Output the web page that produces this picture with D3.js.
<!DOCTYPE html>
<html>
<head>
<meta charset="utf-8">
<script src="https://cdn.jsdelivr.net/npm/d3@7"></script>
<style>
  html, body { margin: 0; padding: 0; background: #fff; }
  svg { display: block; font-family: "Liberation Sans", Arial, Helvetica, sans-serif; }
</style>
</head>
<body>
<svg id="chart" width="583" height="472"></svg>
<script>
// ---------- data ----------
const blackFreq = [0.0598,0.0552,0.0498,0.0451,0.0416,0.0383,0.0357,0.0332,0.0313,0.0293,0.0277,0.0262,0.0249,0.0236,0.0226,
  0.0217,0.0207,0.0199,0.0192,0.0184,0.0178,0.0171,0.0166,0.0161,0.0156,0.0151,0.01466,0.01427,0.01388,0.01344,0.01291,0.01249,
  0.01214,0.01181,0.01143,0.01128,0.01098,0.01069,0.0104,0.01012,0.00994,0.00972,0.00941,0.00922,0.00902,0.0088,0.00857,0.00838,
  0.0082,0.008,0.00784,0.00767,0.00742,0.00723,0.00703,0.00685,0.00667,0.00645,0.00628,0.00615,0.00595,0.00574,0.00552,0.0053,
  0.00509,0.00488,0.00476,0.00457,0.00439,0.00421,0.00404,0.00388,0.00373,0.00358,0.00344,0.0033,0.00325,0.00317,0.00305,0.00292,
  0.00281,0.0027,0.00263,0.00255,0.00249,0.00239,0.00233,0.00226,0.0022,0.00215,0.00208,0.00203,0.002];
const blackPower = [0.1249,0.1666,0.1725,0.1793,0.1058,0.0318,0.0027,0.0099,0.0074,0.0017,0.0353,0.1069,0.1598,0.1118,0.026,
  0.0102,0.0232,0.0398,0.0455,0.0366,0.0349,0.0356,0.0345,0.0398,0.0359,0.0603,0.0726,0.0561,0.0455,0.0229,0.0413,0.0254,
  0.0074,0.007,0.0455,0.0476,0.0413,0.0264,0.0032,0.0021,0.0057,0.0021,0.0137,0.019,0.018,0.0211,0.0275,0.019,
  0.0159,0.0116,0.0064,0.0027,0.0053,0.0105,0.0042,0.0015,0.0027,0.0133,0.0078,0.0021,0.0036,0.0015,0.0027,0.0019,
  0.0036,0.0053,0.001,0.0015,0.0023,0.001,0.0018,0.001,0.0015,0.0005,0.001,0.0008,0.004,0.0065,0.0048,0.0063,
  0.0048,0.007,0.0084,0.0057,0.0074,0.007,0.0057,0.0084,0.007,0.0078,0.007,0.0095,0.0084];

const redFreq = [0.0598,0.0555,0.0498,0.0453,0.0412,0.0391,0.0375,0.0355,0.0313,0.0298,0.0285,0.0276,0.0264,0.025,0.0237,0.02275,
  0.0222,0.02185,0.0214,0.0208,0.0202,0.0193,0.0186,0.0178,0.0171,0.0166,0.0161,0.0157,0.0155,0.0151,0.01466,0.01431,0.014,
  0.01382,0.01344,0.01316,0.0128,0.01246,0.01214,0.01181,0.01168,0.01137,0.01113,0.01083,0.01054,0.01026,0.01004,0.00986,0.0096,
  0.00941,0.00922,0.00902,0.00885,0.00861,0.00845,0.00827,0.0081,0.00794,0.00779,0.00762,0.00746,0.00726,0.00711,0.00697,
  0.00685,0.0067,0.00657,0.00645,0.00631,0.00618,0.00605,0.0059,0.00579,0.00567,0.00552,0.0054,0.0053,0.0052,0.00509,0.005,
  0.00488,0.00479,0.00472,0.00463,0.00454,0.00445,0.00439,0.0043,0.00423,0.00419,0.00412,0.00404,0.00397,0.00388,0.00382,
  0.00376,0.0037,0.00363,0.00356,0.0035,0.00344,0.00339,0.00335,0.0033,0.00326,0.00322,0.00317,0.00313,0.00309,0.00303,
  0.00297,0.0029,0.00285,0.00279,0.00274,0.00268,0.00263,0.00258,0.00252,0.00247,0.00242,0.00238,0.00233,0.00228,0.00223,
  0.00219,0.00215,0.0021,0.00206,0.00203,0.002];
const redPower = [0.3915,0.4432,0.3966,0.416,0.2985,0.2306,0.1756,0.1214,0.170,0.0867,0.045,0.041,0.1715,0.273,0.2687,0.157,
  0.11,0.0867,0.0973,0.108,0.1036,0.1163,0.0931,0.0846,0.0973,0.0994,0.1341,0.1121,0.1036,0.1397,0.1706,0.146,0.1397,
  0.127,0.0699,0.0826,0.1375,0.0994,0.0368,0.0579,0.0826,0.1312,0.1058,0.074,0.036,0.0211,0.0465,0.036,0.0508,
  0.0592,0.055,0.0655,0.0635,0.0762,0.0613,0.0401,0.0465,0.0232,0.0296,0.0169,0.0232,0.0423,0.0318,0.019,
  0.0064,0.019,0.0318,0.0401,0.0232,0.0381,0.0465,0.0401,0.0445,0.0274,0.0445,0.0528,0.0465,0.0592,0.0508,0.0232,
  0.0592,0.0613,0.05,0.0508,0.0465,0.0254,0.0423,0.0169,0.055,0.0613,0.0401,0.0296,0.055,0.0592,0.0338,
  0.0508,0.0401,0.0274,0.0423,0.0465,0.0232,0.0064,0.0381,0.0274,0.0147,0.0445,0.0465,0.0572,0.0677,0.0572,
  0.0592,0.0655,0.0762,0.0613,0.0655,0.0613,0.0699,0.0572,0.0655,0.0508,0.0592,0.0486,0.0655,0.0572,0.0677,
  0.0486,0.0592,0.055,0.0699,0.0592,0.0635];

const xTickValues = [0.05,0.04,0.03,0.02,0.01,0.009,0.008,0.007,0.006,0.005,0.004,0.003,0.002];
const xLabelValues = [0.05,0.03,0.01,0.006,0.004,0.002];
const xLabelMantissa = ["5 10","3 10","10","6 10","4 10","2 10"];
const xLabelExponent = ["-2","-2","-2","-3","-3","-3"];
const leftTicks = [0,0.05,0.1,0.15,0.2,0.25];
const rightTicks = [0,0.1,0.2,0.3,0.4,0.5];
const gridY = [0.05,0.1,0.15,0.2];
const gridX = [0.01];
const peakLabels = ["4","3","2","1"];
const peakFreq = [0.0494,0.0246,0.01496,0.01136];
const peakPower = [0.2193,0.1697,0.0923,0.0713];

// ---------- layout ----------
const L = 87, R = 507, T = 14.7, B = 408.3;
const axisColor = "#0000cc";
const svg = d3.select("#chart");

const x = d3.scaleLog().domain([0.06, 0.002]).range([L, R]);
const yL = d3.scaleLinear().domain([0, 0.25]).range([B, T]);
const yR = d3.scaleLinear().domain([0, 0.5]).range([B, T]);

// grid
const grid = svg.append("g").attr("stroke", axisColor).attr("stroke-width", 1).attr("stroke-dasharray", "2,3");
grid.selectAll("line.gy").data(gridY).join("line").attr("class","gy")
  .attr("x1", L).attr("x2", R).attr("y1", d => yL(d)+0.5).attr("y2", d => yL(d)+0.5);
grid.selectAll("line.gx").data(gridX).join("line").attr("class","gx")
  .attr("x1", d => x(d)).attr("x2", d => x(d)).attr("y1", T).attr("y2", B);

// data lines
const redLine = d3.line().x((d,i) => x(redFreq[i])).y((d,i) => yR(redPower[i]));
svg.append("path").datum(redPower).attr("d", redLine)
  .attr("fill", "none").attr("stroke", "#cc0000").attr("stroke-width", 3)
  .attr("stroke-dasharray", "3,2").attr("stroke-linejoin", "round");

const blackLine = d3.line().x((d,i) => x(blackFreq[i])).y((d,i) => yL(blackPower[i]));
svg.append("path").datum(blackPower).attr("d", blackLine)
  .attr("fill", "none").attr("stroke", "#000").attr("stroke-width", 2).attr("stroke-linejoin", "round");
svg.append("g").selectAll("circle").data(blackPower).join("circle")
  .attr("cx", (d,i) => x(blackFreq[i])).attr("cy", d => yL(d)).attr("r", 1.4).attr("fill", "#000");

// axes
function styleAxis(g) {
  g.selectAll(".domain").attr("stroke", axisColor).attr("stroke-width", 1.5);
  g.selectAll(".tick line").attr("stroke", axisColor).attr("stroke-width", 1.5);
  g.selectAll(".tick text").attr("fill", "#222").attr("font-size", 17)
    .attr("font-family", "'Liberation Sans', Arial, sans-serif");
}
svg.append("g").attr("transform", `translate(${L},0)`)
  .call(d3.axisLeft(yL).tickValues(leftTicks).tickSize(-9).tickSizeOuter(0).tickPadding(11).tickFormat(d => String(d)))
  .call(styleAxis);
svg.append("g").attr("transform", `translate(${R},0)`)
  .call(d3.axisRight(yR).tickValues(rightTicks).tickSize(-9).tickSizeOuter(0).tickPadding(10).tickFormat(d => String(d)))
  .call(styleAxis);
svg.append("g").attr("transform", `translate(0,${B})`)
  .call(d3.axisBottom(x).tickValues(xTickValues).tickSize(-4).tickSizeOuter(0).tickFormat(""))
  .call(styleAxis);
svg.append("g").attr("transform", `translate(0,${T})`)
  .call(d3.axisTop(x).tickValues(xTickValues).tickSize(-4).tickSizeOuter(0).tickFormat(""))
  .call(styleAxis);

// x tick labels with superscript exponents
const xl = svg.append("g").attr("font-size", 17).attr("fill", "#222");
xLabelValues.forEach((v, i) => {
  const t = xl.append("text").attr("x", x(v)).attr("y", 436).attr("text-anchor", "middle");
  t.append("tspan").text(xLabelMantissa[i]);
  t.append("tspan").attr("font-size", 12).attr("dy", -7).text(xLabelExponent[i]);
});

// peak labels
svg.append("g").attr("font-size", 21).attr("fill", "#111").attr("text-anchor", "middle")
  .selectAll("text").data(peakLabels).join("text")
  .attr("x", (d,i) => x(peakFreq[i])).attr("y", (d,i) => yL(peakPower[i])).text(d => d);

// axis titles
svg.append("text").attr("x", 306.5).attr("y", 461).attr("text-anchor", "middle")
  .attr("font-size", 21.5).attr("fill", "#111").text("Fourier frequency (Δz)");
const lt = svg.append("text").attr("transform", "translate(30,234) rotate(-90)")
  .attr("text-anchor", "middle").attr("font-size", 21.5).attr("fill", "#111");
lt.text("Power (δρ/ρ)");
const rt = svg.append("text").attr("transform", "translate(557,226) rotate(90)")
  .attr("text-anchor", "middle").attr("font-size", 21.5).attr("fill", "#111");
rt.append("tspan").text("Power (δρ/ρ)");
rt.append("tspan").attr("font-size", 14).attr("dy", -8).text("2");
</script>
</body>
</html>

==

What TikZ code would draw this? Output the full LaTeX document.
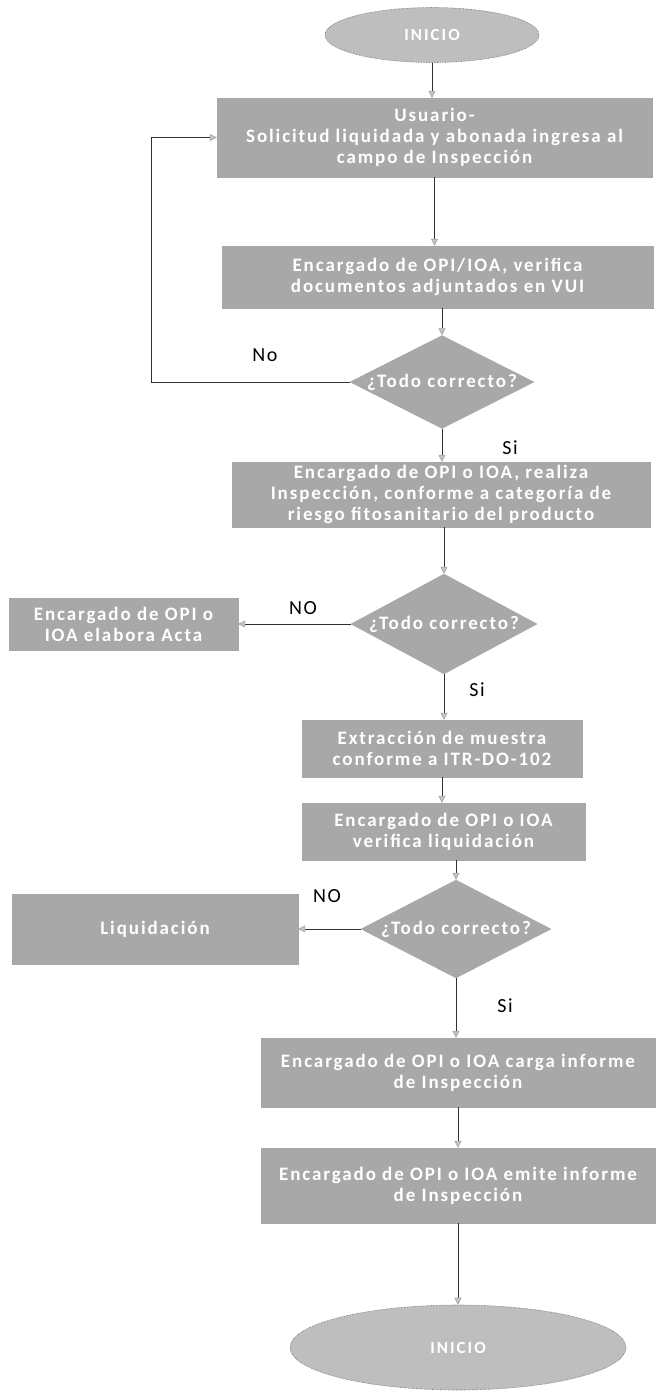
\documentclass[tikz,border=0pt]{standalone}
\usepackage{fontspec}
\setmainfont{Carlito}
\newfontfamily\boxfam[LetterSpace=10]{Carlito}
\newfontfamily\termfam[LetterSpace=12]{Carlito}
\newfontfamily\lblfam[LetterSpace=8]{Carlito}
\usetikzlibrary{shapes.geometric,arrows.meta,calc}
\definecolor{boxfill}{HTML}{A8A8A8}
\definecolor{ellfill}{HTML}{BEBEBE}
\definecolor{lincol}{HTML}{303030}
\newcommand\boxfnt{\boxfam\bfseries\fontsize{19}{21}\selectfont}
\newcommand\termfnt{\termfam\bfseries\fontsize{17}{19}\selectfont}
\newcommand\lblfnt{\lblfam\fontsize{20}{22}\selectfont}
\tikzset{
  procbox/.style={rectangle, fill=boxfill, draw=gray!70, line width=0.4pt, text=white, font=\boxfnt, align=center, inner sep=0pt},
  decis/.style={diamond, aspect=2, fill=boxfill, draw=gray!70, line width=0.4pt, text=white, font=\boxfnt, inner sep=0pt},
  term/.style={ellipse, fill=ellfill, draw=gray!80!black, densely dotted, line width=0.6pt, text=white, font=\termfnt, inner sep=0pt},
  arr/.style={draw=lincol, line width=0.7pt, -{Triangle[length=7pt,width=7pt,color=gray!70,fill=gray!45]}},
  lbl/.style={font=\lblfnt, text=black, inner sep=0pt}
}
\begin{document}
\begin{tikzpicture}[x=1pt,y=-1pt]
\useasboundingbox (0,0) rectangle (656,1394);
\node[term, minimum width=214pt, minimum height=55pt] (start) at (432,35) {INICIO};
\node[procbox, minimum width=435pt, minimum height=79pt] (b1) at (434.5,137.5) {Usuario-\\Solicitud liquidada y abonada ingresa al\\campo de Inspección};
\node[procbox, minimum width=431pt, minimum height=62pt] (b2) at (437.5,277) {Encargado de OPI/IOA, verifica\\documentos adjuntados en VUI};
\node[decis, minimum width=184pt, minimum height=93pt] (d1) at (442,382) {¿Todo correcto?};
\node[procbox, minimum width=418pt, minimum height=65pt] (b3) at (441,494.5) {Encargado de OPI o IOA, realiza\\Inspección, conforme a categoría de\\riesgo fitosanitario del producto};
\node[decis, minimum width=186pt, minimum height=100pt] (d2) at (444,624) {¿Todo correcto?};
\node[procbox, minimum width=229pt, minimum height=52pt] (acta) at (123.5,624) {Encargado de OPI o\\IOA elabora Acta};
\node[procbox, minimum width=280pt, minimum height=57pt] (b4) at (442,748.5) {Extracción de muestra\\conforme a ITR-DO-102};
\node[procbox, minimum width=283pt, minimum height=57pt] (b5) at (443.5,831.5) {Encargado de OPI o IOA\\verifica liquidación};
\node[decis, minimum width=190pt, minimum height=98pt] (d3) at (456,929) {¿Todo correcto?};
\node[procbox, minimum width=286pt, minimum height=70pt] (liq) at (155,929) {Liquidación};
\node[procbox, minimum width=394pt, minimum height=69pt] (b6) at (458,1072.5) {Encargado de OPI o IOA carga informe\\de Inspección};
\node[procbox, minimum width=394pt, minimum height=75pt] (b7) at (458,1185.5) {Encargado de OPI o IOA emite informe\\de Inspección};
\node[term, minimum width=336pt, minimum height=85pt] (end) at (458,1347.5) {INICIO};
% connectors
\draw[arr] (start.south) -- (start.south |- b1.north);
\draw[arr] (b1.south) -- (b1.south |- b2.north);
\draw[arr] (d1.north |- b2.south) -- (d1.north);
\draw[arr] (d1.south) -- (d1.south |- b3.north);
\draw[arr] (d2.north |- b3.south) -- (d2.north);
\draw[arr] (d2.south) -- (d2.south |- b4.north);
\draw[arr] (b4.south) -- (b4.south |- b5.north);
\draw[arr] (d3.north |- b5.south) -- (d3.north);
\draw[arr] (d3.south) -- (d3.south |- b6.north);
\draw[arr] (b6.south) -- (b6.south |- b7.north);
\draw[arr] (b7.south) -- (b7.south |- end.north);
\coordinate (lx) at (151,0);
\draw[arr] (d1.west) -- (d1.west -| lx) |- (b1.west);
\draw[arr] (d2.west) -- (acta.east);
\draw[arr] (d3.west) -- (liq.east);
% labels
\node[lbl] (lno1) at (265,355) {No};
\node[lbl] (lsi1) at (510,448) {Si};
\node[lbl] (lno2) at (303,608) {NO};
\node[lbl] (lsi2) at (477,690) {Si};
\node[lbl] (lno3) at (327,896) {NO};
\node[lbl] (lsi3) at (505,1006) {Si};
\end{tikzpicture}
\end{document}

--

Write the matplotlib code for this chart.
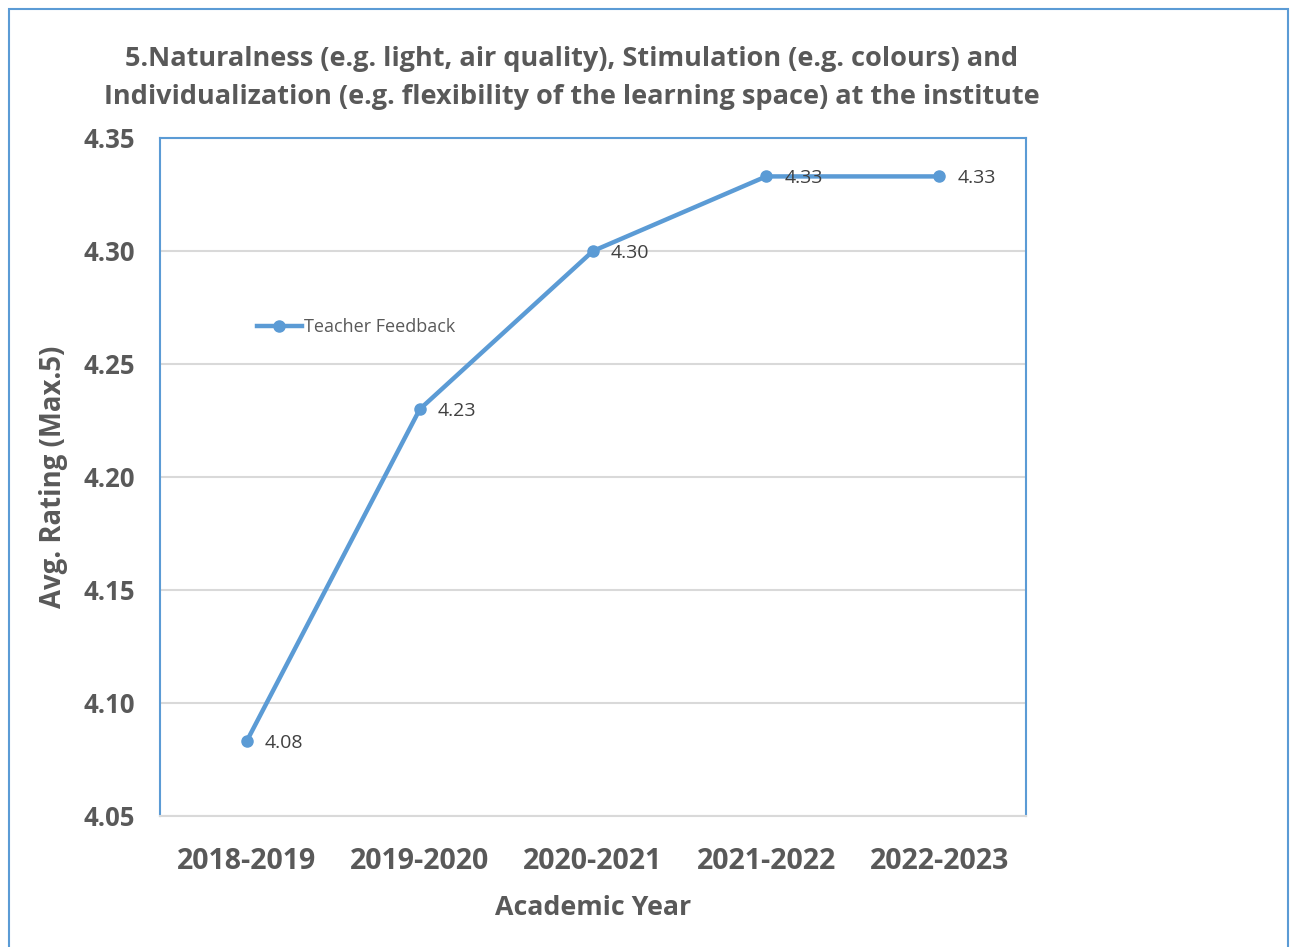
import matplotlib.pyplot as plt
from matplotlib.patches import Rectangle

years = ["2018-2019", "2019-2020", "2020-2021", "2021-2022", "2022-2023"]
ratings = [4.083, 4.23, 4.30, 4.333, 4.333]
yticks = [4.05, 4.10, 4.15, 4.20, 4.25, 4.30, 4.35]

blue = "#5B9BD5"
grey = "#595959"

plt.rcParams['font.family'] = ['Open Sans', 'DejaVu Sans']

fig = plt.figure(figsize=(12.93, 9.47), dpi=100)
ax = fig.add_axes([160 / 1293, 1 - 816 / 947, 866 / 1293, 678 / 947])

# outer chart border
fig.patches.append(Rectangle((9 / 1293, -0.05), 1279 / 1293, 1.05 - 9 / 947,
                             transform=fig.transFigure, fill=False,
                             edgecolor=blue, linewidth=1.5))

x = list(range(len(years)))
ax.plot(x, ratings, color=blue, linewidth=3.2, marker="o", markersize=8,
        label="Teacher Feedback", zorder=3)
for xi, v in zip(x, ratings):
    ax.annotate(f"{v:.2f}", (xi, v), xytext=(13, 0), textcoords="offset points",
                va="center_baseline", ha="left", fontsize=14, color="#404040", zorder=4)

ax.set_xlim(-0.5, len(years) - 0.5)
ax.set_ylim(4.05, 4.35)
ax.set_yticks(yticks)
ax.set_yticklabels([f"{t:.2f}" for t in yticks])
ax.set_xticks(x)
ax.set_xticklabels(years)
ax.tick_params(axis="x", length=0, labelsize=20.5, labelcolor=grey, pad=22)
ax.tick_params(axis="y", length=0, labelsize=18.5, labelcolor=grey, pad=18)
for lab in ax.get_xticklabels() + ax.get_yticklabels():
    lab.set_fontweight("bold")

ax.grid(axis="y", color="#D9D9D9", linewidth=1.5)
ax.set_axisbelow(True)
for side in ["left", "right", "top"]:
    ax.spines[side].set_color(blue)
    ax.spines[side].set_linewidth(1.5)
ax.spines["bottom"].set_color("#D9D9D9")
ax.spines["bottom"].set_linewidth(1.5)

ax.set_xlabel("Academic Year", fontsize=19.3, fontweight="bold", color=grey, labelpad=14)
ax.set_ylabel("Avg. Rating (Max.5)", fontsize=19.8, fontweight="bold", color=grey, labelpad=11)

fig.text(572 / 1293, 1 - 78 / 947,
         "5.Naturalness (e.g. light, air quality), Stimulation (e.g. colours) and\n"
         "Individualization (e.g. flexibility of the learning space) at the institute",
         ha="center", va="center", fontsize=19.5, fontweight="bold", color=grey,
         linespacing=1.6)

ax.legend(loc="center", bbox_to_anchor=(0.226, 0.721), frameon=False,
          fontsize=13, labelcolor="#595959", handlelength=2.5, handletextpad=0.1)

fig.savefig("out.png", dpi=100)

● **Exercise description**:
Write out exactly the lines from the one that has "Write the matplotlib code for this chart." down to the one that has "edgecolor=blue, linewidth=1.5))", including both. Pictures stay out of the copy.

● **Exercise answer**:
Write the matplotlib code for this chart.
import matplotlib.pyplot as plt
from matplotlib.patches import Rectangle

years = ["2018-2019", "2019-2020", "2020-2021", "2021-2022", "2022-2023"]
ratings = [4.083, 4.23, 4.30, 4.333, 4.333]
yticks = [4.05, 4.10, 4.15, 4.20, 4.25, 4.30, 4.35]

blue = "#5B9BD5"
grey = "#595959"

plt.rcParams['font.family'] = ['Open Sans', 'DejaVu Sans']

fig = plt.figure(figsize=(12.93, 9.47), dpi=100)
ax = fig.add_axes([160 / 1293, 1 - 816 / 947, 866 / 1293, 678 / 947])

# outer chart border
fig.patches.append(Rectangle((9 / 1293, -0.05), 1279 / 1293, 1.05 - 9 / 947,
                             transform=fig.transFigure, fill=False,
                             edgecolor=blue, linewidth=1.5))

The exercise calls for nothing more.